7.      Feeder to Large Scale Industries

Small scale industries play a complementary role to large scale sector. They provide parts, components, accessories to large scale industries. They serve as ancillaries to large units.

8.      Social Advantage

Small scale sector contributes towards the development of a socialistic pattern of society by reducing concentration of income and wealth. They provide an honourable and independent living to people with limited resources. They facilitate wider participation of public in the process of development and thereby serve the cause of democracy and self-government.

9.      Share in Industrial Production

Small scale industries contribute more than one-half of the total industrial production in India. About 5000 products are manufactured in the small scale sector. These include several items of consumption such as T.V. sets, hearing aids and industrial items.

10.    Development of Entrepreneurship

Small scale units have helped to develop a class of entrepreneur. These units help in self-employment and spirit of self-reliance in the society. The development of small scale industries contributes to increase in per capita income or economic development in various ways. It generates immediate employment opportunities with relatively low capital investment, makes effective use of untapped local resources, facilitates development of backward areas and weaker sections of society.

11.    Important Segment

The Small Scale Industries (SSI) constitute an important segment of the Indian economy in terms of their contribution to the country’s industrial production, exports, employment and creation of an entrepreneurial base. The Government established a separate Ministry of Small Scale Industries in September 2001.

12.    Expansion of SSI Sector and its Share in Industrial Output.
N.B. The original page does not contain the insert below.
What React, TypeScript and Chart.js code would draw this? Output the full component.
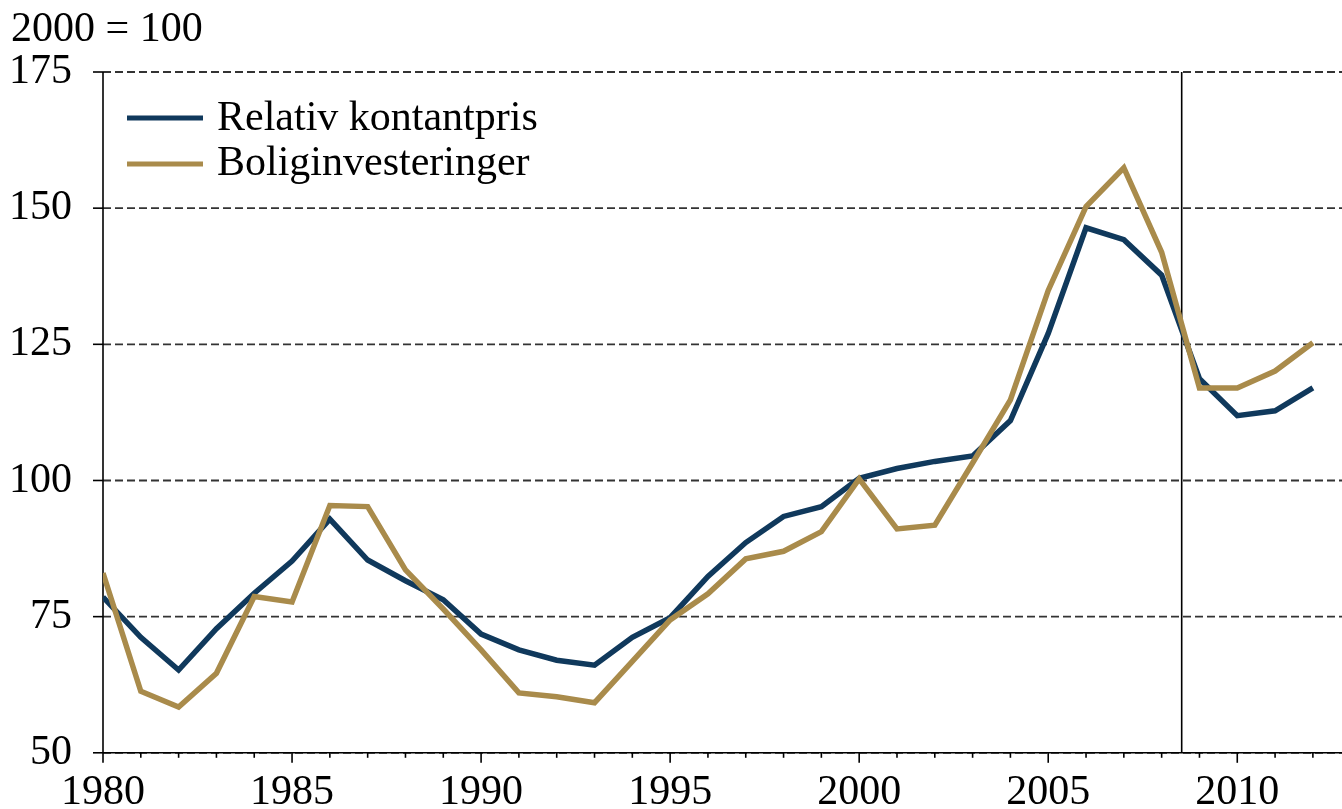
import React, { useEffect, useRef } from "react";
import { Chart, registerables } from "chart.js";

Chart.register(...registerables);

const years: number[] = [
  1980, 1981, 1982, 1983, 1984, 1985, 1986, 1987, 1988, 1989,
  1990, 1991, 1992, 1993, 1994, 1995, 1996, 1997, 1998, 1999,
  2000, 2001, 2002, 2003, 2004, 2005, 2006, 2007, 2008, 2009,
  2010, 2011, 2012,
];

const relativKontantpris: number[] = [
  78.6, 71.2, 65.2, 72.8, 79.3, 85.2, 92.9, 85.4, 81.6, 78.1,
  71.8, 68.9, 67.0, 66.1, 71.2, 74.8, 82.4, 88.6, 93.4, 95.2,
  100.4, 102.2, 103.5, 104.5, 111.0, 127.0, 146.4, 144.2, 137.7, 118.7,
  111.9, 112.8, 117.0,
];

const boliginvesteringer: number[] = [
  83.0, 61.3, 58.4, 64.6, 78.7, 77.7, 95.4, 95.2, 83.6, 76.4,
  68.9, 61.0, 60.3, 59.2, 66.8, 74.4, 79.2, 85.6, 87.0, 90.6,
  100.3, 91.1, 91.8, 103.2, 114.8, 134.9, 150.3, 157.4, 141.9, 117.0,
  117.0, 120.1, 125.3,
];

const seriesLabels: string[] = ["Relativ kontantpris", "Boliginvesteringer"];
const yTicks: number[] = [50, 75, 100, 125, 150, 175];
const xLabelTicks: number[] = [1980, 1985, 1990, 1995, 2000, 2005, 2010];
const unitLabel = "2000 = 100";
const markerYear = 2008.53;

const BLUE = "#10395c";
const GOLD = "#a98b4b";
const FONT = "'Liberation Serif', 'Times New Roman', serif";
const FONT_SIZE = 42;

export default function App() {
  const ref = useRef<HTMLCanvasElement | null>(null);

  useEffect(() => {
    const canvas = ref.current;
    if (!canvas) return;

    const decor = {
      id: "decor",
      beforeDatasetsDraw(chart: any) {
        const { ctx, chartArea } = chart;
        const x = chart.scales.x;
        const y = chart.scales.y;
        const { left, right, top, bottom } = chartArea;
        ctx.save();
        // dashed gridlines
        ctx.strokeStyle = "#333333";
        ctx.lineWidth = 1.8;
        ctx.setLineDash([8, 4]);
        for (const v of yTicks) {
          const py = y.getPixelForValue(v);
          ctx.beginPath();
          ctx.moveTo(left, py);
          ctx.lineTo(right, py);
          ctx.stroke();
        }
        ctx.setLineDash([]);
        ctx.strokeStyle = "#000";
        ctx.lineWidth = 1.6;
        // y axis
        ctx.beginPath();
        ctx.moveTo(left, top);
        ctx.lineTo(left, bottom);
        ctx.stroke();
        // x axis
        ctx.beginPath();
        ctx.moveTo(left, bottom);
        ctx.lineTo(right, bottom);
        ctx.stroke();
        // y ticks
        for (const v of yTicks) {
          const py = y.getPixelForValue(v);
          ctx.beginPath();
          ctx.moveTo(left - 10, py);
          ctx.lineTo(left, py);
          ctx.stroke();
        }
        // x ticks
        for (const yr of years) {
          const px = x.getPixelForValue(yr);
          const len = yr % 5 === 0 ? 10 : 5;
          ctx.beginPath();
          ctx.moveTo(px, bottom);
          ctx.lineTo(px, bottom + len);
          ctx.stroke();
        }
        // vertical marker
        const mx = x.getPixelForValue(markerYear);
        ctx.beginPath();
        ctx.moveTo(mx, top);
        ctx.lineTo(mx, bottom);
        ctx.stroke();
        ctx.restore();
      },
      afterDraw(chart: any) {
        const { ctx } = chart;
        ctx.save();
        ctx.fillStyle = "#000";
        ctx.font = `${FONT_SIZE}px ${FONT}`;
        ctx.textBaseline = "alphabetic";
        ctx.textAlign = "left";
        ctx.fillText(unitLabel, 11, 41);
        const items = [
          { label: seriesLabels[0], color: BLUE, ly: 118, ty: 130 },
          { label: seriesLabels[1], color: GOLD, ly: 164, ty: 175 },
        ];
        for (const it of items) {
          ctx.strokeStyle = it.color;
          ctx.lineWidth = 5;
          ctx.beginPath();
          ctx.moveTo(127, it.ly);
          ctx.lineTo(203, it.ly);
          ctx.stroke();
          ctx.fillStyle = "#000";
          ctx.fillText(it.label, 217, it.ty);
        }
        ctx.restore();
      },
    };

    const chart = new Chart(canvas, {
      type: "line",
      data: {
        datasets: [
          {
            label: seriesLabels[0],
            data: years.map((yr, i) => ({ x: yr, y: relativKontantpris[i] })),
            borderColor: BLUE,
            backgroundColor: BLUE,
            borderWidth: 5.5,
            pointRadius: 0,
            tension: 0,
            borderJoinStyle: "miter",
            order: 2,
          },
          {
            label: seriesLabels[1],
            data: years.map((yr, i) => ({ x: yr, y: boliginvesteringer[i] })),
            borderColor: GOLD,
            backgroundColor: GOLD,
            borderWidth: 5.5,
            pointRadius: 0,
            tension: 0,
            borderJoinStyle: "miter",
            order: 1,
          },
        ],
      },
      options: {
        responsive: false,
        animation: false,
        events: [],
        layout: { padding: { top: 72, right: 0, left: 0, bottom: 0 } },
        plugins: {
          legend: { display: false },
          tooltip: { enabled: false },
          title: { display: false },
        },
        scales: {
          x: {
            type: "linear",
            min: 1980,
            max: 2012.77,
            grid: { display: false, drawTicks: false },
            border: { display: false },
            afterBuildTicks: (scale: any) => {
              scale.ticks = xLabelTicks.map((v) => ({ value: v }));
            },
            afterFit: (scale: any) => {
              scale.height = 52;
            },
            ticks: {
              color: "#000",
              font: { family: FONT, size: FONT_SIZE },
              padding: 15,
              maxRotation: 0,
              autoSkip: false,
              callback: (v: any) => String(v),
            },
          },
          y: {
            min: 50,
            max: 175,
            grid: { display: false, drawTicks: false },
            border: { display: false },
            afterBuildTicks: (scale: any) => {
              scale.ticks = yTicks.map((v) => ({ value: v }));
            },
            afterFit: (scale: any) => {
              scale.width = 103;
            },
            ticks: {
              color: "#000",
              font: { family: FONT, size: FONT_SIZE },
              padding: 31,
              callback: (v: any) => String(v),
            },
          },
        },
      },
      plugins: [decor],
    } as any);

    return () => chart.destroy();
  }, []);

  return (
    <div style={{ position: "absolute", left: 0, top: 0, width: 1342, height: 809, background: "#fff" }}>
      <canvas ref={ref} width={1342} height={809} style={{ display: "block" }} />
    </div>
  );
}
The number of units in the SSI sector stood at 101.1 lakh in 2000-01. This number rose to 118.59 lakh in 2004-05. As far as output of units in the SSI sector is concerned, it was ` 2,61,297 crores in 2000-01 and this rose considerably to ` 4,18,263 crores in 2004-05 (at current prices).

13.    More Efficiency

There are some studies which prove that small scale units are more efficient than large scale units. One study on this issue was conducted in 1999 by the SIDBI. It revealed that the small scale industries by investing only 7% to 15% of the total manufacturing sector’s capital contribute to nearly one-fifth of the total industrial output and 35 to 40% of total employment in the industrial sector. An analysis of productivity shows that capital productivity was slightly higher in small scale industries over the period 1980-81 to 1994-95.

 

14.    Higher Rate of Growth

The small scale sector has maintained a higher rate of growth than the overall industrial sector. The comparative growth rates of production for both the sectors are given below:

Year

Growth rate of SSI (%)

Growth rate of overall industrial sector

1999 – 2000

7.1

6.7

2000 – 2001

8.0

5.0

2001 – 2002

6.1

2.7

2002 – 2003

7.7

5.7

2003 – 2004

8.6

6.9

2004 – 2005

9.96

8.4

 

15.    Equitable Distribution of National Income

SSIs ensure a more equitable distribution of national income and wealth due to these reasons : (i) the ownership of SS’s is more widespread, and (ii) they have a much larger employment potential.